The Supreme Court has found a Jewish school guilty of race discrimination for refusing places to pupils it did not consider to be ethnically Jewish.
Nine justices ruled, by a small majority, that the JFS in London had breached race relations legislation.
The case was brought by a Jewish man whose son was not given a place because his wife was not regarded as Jewish under rules set by the Chief Rabbi.
The parents were angry that their Jewish status was being questioned.
Giving the court's verdict, Supreme Court President Lord Philips said: "The majority of the court has concluded that the JFS admission policy does discriminate on the grounds of ethnic origin and is, in consequence, unlawful."
"A minority disagrees, considering that the admission requirement is exclusively a religious requirement and does not depend on ethnic origin."
But he stressed that while the school had acted unlawfully over its admissions, it should not be regarded as racist.
"The majority have made it plain in their judgments that the fact that the JFS admission policy has fallen foul of the Race Relations Act certainly does not mean those responsible for the admissions policy have behaved in a way that is racist, as that word as generally understood."
The school went to the Supreme Court after three judges at the Court of Appeal ruled in June that the entry criteria had racially discriminated against the boy, known as M.
Chairman of governors at the school Russell Kett said the school and governors were disappointed at the ruling.
"We must now set about establishing a more workable solution for a Jewish practice test to be used for admissions in 2011.
"JFS School felt it had no alternative than to continue to press for its test of 'Jewishness' to be based solely on orthodox Jewish religious law, rather than on a series of factors which themselves have no relevance under Jewish law, but which seem to support the notion of a test of Jewish practice required by the English legal system."
Chief Rabbi Lord Sacks said the matter required "careful reflection and consultation" and instant reactions would be inappropriate.
"The closeness of the court's judgement indicates how complex this case was, both in English law and in debated issues of Jewish identity.

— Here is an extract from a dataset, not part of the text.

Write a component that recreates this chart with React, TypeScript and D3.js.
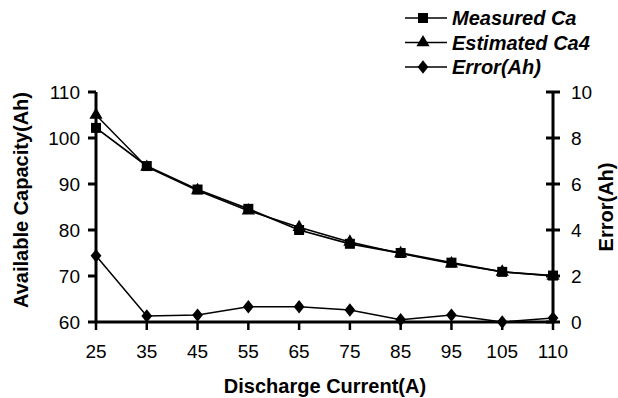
import * as d3 from "d3";
import { useEffect, useRef } from "react";

// discharge current categories
const currents = ["25", "35", "45", "55", "65", "75", "85", "95", "105", "110"];
// capacity series (Ah, left axis)
const measuredCa = [102.2, 93.9, 88.8, 84.6, 80.0, 77.0, 75.0, 72.9, 70.9, 70.1];
const estimatedCa4 = [105.0, 93.7, 88.6, 84.2, 80.6, 77.4, 74.9, 72.7, 70.9, 70.0];
// error series (Ah, right axis)
const errorAh = [2.88, 0.26, 0.3, 0.66, 0.66, 0.52, 0.1, 0.3, 0.0, 0.17];
const leftTicks = [60, 70, 80, 90, 100, 110];
const rightTicks = [0, 2, 4, 6, 8, 10];

const W = 618;
const H = 398;
const FONT = "'Liberation Sans', Arial, sans-serif";

const App = () => {
  const svgRef = useRef<SVGSVGElement | null>(null);

  useEffect(() => {
    const svg = d3.select(svgRef.current);
    svg.selectAll("*").remove();

    const margin = { left: 96, right: 553, top: 92, bottom: 322 };

    const x = d3.scalePoint<string>().domain(currents).range([margin.left, margin.right]);
    const yL = d3.scaleLinear().domain([60, 110]).range([margin.bottom, margin.top]);
    const yR = d3.scaleLinear().domain([0, 10]).range([margin.bottom, margin.top]);

    // Left axis
    const gl = svg.append("g");
    gl.append("line")
      .attr("x1", margin.left).attr("x2", margin.left)
      .attr("y1", margin.top).attr("y2", margin.bottom)
      .attr("stroke", "#000").attr("stroke-width", 3);
    leftTicks.forEach((t) => {
      gl.append("line")
        .attr("x1", margin.left - 8).attr("x2", margin.left)
        .attr("y1", yL(t)).attr("y2", yL(t))
        .attr("stroke", "#000").attr("stroke-width", 3);
      gl.append("text")
        .attr("x", 80).attr("y", yL(t) + 7)
        .attr("text-anchor", "end")
        .style("font-family", FONT).style("font-size", "19px")
        .text(t);
    });

    // Right axis
    const gr = svg.append("g");
    gr.append("line")
      .attr("x1", margin.right).attr("x2", margin.right)
      .attr("y1", margin.top).attr("y2", margin.bottom)
      .attr("stroke", "#000").attr("stroke-width", 3);
    rightTicks.forEach((t) => {
      gr.append("line")
        .attr("x1", margin.right - 7).attr("x2", margin.right + 7)
        .attr("y1", yR(t)).attr("y2", yR(t))
        .attr("stroke", "#000").attr("stroke-width", 3);
      gr.append("text")
        .attr("x", 571).attr("y", yR(t) + 7)
        .attr("text-anchor", "start")
        .style("font-family", FONT).style("font-size", "19px")
        .text(t);
    });

    // Bottom axis
    const gb = svg.append("g");
    gb.append("line")
      .attr("x1", margin.left).attr("x2", margin.right)
      .attr("y1", margin.bottom).attr("y2", margin.bottom)
      .attr("stroke", "#000").attr("stroke-width", 3);
    currents.forEach((c) => {
      gb.append("line")
        .attr("x1", x(c)!).attr("x2", x(c)!)
        .attr("y1", margin.bottom).attr("y2", margin.bottom + 8)
        .attr("stroke", "#000").attr("stroke-width", 2.5);
      gb.append("text")
        .attr("x", x(c)!).attr("y", 358)
        .attr("text-anchor", "middle")
        .style("font-family", FONT).style("font-size", "19px")
        .text(c);
    });

    // Axis titles
    svg.append("text")
      .attr("x", 325).attr("y", 393)
      .attr("text-anchor", "middle")
      .style("font-family", FONT).style("font-size", "20px").style("font-weight", "bold")
      .text("Discharge Current(A)");
    svg.append("text")
      .attr("transform", `translate(28,200) rotate(-90)`)
      .attr("text-anchor", "middle")
      .style("font-family", FONT).style("font-size", "20px").style("font-weight", "bold")
      .text("Available Capacity(Ah)");
    svg.append("text")
      .attr("transform", `translate(613,207) rotate(-90)`)
      .attr("text-anchor", "middle")
      .style("font-family", FONT).style("font-size", "20px").style("font-weight", "bold")
      .text("Error(Ah)");

    const lineL = d3.line<number>().x((_, i) => x(currents[i])!).y((d) => yL(d));
    const lineR = d3.line<number>().x((_, i) => x(currents[i])!).y((d) => yR(d));

    const square = d3.symbol().type(d3.symbolSquare).size(100);
    const triangle = d3.symbol().type(d3.symbolTriangle).size(75);
    const diamond = d3.symbol().type(d3.symbolDiamond).size(64);

    // Error series
    svg.append("path").datum(errorAh).attr("d", lineR)
      .attr("fill", "none").attr("stroke", "#000").attr("stroke-width", 1.5);
    svg.selectAll(".dia").data(errorAh).join("path")
      .attr("class", "dia")
      .attr("d", diamond)
      .attr("transform", (d, i) => `translate(${x(currents[i])},${yR(d)}) scale(1.25,0.9)`)
      .attr("fill", "#000");

    // Estimated series
    svg.append("path").datum(estimatedCa4).attr("d", lineL)
      .attr("fill", "none").attr("stroke", "#000").attr("stroke-width", 1.5);
    svg.selectAll(".tri").data(estimatedCa4).join("path")
      .attr("class", "tri")
      .attr("d", triangle)
      .attr("transform", (d, i) => `translate(${x(currents[i])},${yL(d)})`)
      .attr("fill", "#000");

    // Measured series
    svg.append("path").datum(measuredCa).attr("d", lineL)
      .attr("fill", "none").attr("stroke", "#000").attr("stroke-width", 1.8);
    svg.selectAll(".sq").data(measuredCa).join("path")
      .attr("class", "sq")
      .attr("d", square)
      .attr("transform", (d, i) => `translate(${x(currents[i])},${yL(d)})`)
      .attr("fill", "#000");

    // Legend
    const legend = [
      { label: "Measured Ca", sym: square, sx: 1, sy: 1 },
      { label: "Estimated Ca4", sym: triangle, sx: 1, sy: 1 },
      { label: "Error(Ah)", sym: diamond, sx: 1.25, sy: 0.9 },
    ];
    legend.forEach((l, i) => {
      const ly = 18 + i * 24.5;
      const g = svg.append("g");
      g.append("line")
        .attr("x1", 405).attr("x2", 447).attr("y1", ly).attr("y2", ly)
        .attr("stroke", "#000").attr("stroke-width", 1.5);
      g.append("path").attr("d", l.sym as any)
        .attr("transform", `translate(423,${ly}) scale(${l.sx},${l.sy})`)
        .attr("fill", "#000");
      g.append("text")
        .attr("x", 452).attr("y", ly + 7)
        .style("font-family", FONT).style("font-size", "20px")
        .style("font-weight", "bold").style("font-style", "italic")
        .text(l.label);
    });
  }, []);

  return (
    <svg
      ref={svgRef}
      width={W}
      height={H}
      style={{ position: "absolute", left: 0, top: 0, background: "#fff" }}
    ></svg>
  );
};

export default App;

"Our office will be working closely together with the schools, the United Synagogue, the Board of Deputies and other interested parties to consider the implications of the verdict before making a full response."
The 12-year-old boy was refused a place at the JFS (formerly known as the Jews' Free School) in Brent, north London, despite regularly attending a Progressive synagogue.
While his father is Jewish by birth, his mother is Jewish by conversion.
However, the conversion ceremony was conducted by a Progressive rather than an Orthodox synagogue, which is not recognised by the Office of the Chief Rabbi.
The children of atheists, and practising Christians, were allowed to attend the school as long as their mothers were considered Jewish.
Although Liberal Jews say faith is about belief rather than ethnic origin, Orthodox Jewish supporters of the school said the Supreme Court's ruling risked infringing their human rights by interfering with the way they have always been defined.
The BBC's religious affairs correspondent Robert Pigott said the impact of the ruling on other faith schools was likely to be limited because of the close relationship between faith and ethnicity in Judaism.
He said the JFS and other Jewish schools would now have to test for admissions on the basis of religious belief and practice and participation in the Jewish community.
Schools Secretary Ed Balls said: "All faith schools must follow admission procedures that are non-discriminatory, and consistent with the admissions code and the law.
"This is the case in the vast majority of faith schools and I understand that the JFS has amended its admissions policy in light of updated guidance from the Office of the Chief Rabbi."